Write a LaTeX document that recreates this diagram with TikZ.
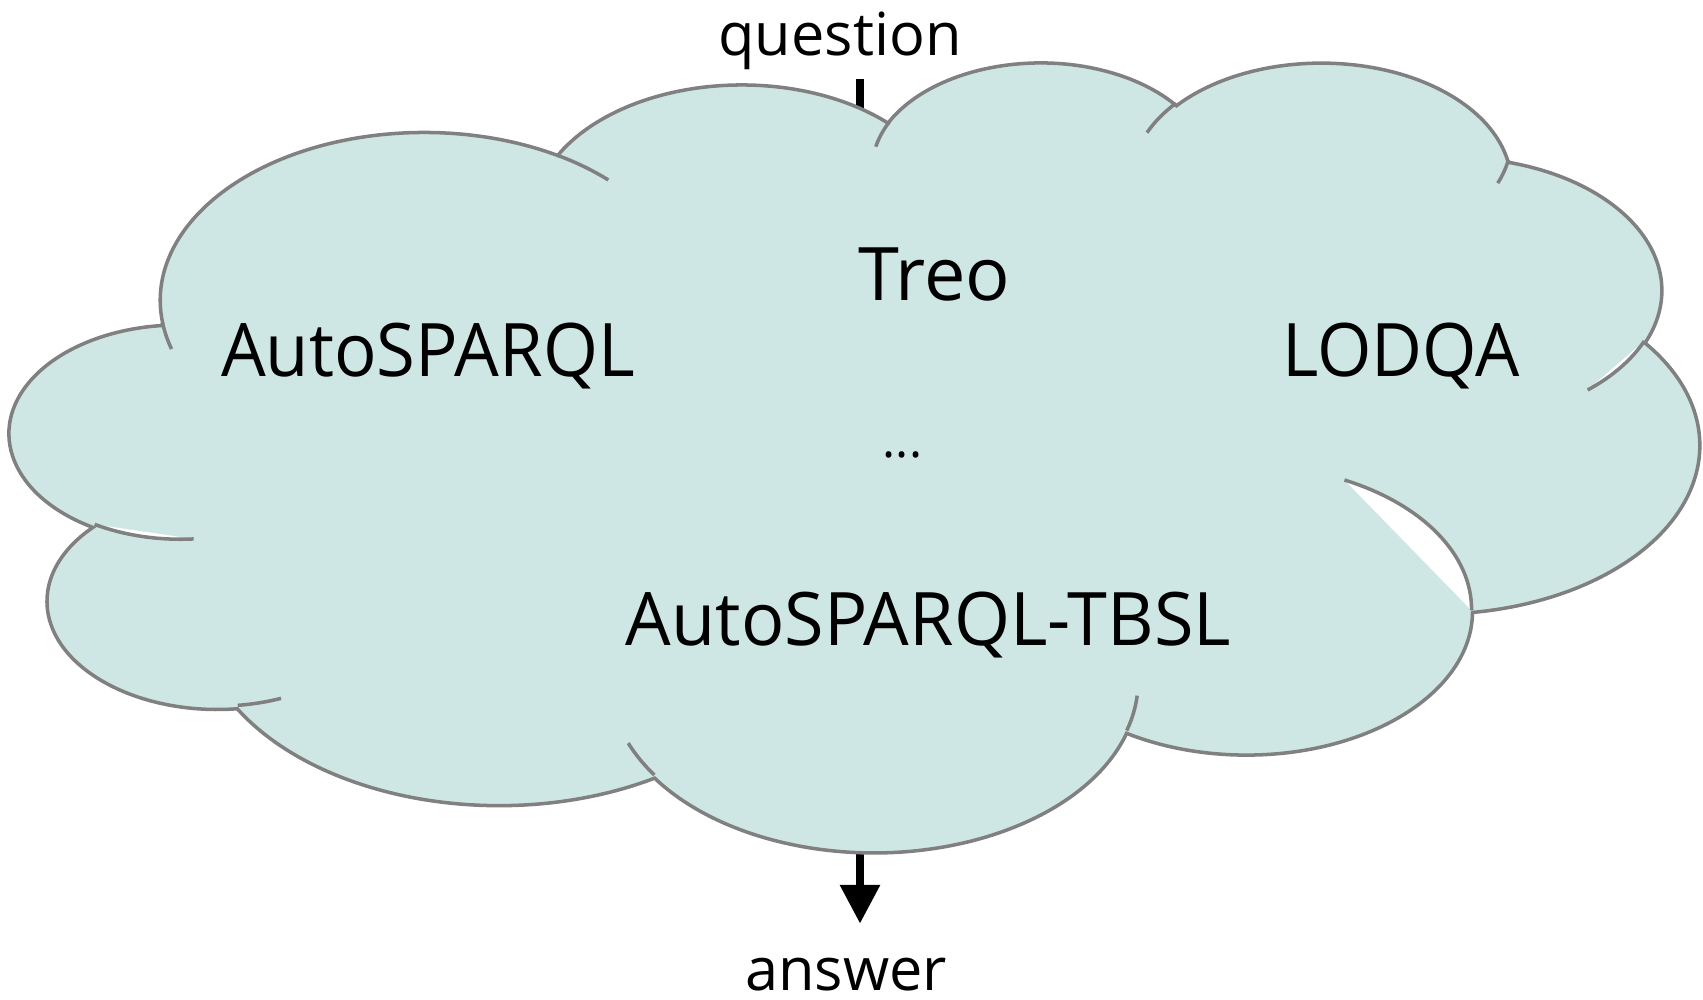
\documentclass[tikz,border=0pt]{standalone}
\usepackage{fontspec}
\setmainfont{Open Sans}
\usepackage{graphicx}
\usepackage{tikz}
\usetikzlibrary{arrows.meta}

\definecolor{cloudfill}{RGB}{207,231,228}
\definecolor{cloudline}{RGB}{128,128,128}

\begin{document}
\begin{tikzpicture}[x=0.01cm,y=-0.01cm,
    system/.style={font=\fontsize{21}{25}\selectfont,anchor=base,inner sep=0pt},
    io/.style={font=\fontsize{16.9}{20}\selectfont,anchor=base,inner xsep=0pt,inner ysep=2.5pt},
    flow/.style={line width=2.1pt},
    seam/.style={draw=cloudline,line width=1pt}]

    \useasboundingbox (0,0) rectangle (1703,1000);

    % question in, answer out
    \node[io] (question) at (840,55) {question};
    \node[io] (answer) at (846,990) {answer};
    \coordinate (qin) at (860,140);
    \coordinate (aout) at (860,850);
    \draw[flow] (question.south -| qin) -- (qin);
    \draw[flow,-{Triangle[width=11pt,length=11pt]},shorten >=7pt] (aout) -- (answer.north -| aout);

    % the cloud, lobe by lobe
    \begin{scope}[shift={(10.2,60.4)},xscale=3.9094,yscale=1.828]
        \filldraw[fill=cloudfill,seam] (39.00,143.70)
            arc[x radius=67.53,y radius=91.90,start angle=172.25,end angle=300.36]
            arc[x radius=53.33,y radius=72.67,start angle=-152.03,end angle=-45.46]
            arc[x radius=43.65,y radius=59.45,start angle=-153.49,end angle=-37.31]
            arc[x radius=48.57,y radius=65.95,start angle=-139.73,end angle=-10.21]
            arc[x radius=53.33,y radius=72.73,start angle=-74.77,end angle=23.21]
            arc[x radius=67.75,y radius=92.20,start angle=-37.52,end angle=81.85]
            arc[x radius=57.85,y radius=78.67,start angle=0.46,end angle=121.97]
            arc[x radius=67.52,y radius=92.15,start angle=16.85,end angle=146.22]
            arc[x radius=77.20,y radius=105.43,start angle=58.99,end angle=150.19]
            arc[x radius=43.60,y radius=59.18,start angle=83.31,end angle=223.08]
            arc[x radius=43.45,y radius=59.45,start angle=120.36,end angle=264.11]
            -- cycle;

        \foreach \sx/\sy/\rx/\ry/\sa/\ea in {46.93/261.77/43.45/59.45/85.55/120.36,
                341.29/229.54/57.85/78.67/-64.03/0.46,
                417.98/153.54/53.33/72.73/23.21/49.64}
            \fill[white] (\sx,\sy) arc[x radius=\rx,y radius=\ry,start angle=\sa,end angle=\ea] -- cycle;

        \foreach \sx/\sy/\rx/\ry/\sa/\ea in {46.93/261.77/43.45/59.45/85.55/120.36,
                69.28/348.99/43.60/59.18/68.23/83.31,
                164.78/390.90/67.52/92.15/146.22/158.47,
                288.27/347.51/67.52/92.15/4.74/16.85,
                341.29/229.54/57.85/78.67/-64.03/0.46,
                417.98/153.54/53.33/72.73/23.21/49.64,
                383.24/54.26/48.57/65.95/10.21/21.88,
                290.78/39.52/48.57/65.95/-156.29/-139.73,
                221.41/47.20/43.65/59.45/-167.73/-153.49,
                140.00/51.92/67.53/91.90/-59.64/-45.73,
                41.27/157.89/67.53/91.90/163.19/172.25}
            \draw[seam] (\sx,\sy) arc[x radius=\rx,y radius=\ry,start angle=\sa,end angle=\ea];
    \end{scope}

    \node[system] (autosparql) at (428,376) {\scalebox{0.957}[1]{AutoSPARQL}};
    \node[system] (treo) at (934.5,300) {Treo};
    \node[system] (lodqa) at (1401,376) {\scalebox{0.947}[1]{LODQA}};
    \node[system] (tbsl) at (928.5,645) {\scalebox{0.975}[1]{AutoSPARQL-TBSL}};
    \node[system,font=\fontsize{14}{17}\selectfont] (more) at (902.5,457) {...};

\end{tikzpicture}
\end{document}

*Description of the task*
Restate the data word for word from its first line through the line with "(0,0) rectangle (1703,1000);", leaving out any picture along the way.

*Solution to this problem*
Write a LaTeX document that recreates this diagram with TikZ.
\documentclass[tikz,border=0pt]{standalone}
\usepackage{fontspec}
\setmainfont{Open Sans}
\usepackage{graphicx}
\usepackage{tikz}
\usetikzlibrary{arrows.meta}

\definecolor{cloudfill}{RGB}{207,231,228}
\definecolor{cloudline}{RGB}{128,128,128}

\begin{document}
\begin{tikzpicture}[x=0.01cm,y=-0.01cm,
    system/.style={font=\fontsize{21}{25}\selectfont,anchor=base,inner sep=0pt},
    io/.style={font=\fontsize{16.9}{20}\selectfont,anchor=base,inner xsep=0pt,inner ysep=2.5pt},
    flow/.style={line width=2.1pt},
    seam/.style={draw=cloudline,line width=1pt}]

    \useasboundingbox (0,0) rectangle (1703,1000);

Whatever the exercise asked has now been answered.